Microsoft probably wasn't confident that AMD would be able to sustain the potential orders in case their console ended up being a breakout success.
Then why collaborate with AMD in the first place? :???: Microsoft and AMD had been working together for years at this point.
 
Then why collaborate with AMD in the first place? :???: Microsoft and AMD had been working together for years at this point.

They were at prototyping stage so no hard decisions or supply evaluations were made then and I think it was Andy from Intel who gave an offer to Bill after collaborating with AMD. If Intel didn't make an offer to Microsoft late in development then they probably would've originally stuck with AMD ...
 
They were at prototyping stage so no hard decisions or supply evaluations were made then and I think it was Andy from Intel who gave an offer to Bill after collaborating with AMD. If Intel didn't make an offer to Microsoft late in development then they probably would've originally stuck with AMD ...

This feels utterly short-sighted if true. If you are making a consumer device, your ability to produce enough consumer devices - which depends on your suppliers - is rather important.

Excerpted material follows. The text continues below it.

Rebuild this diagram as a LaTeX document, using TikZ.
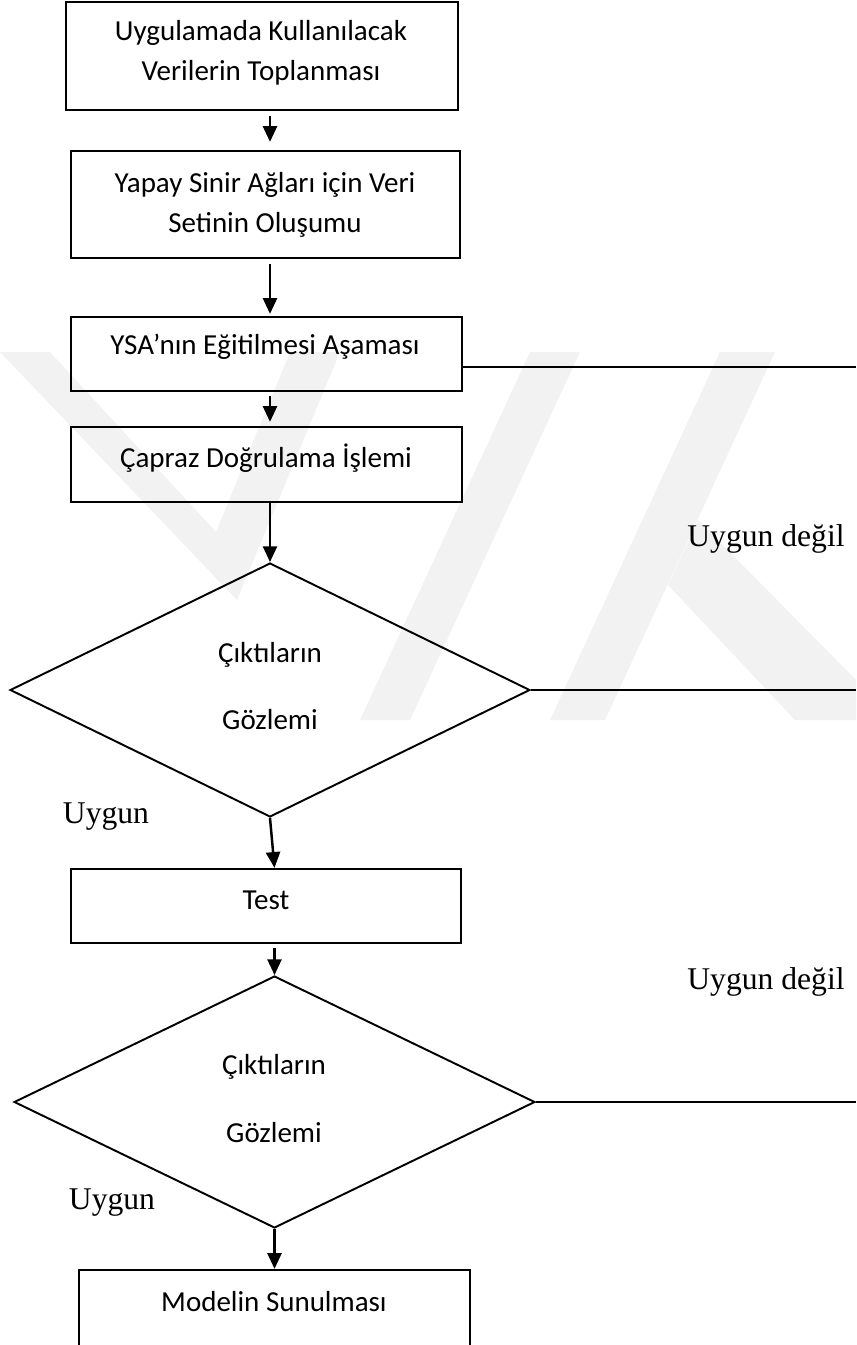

This doesn't feel right. The original Xbox designer called the switch "pure politics" and this seems more likely than Microsoft being blind to the realities of consumer device production.
 
This feels utterly short-sighted if true. If you are making a consumer device, your ability to produce enough consumer devices - which depends on your suppliers - is rather important.

This doesn't feel right. The original Xbox designer called the switch "pure politics" and this seems more likely than Microsoft being blind to the realities of consumer device production.

I assume that Intel wasn't sure that they'd be entirely on board with Microsoft's project until later on in development so Microsoft had to work with AMD in case Intel didn't give them any options ...
 
I assume that Intel wasn't sure that they'd be entirely on board with Microsoft's project until later on in development so Microsoft had to work with AMD in case Intel didn't give them any options ...
Which is a very different proposition. And - if true - explains why Intel are very much in the position they find themselves in today: diminished, backed into a corner, partners deserting them and lacking options.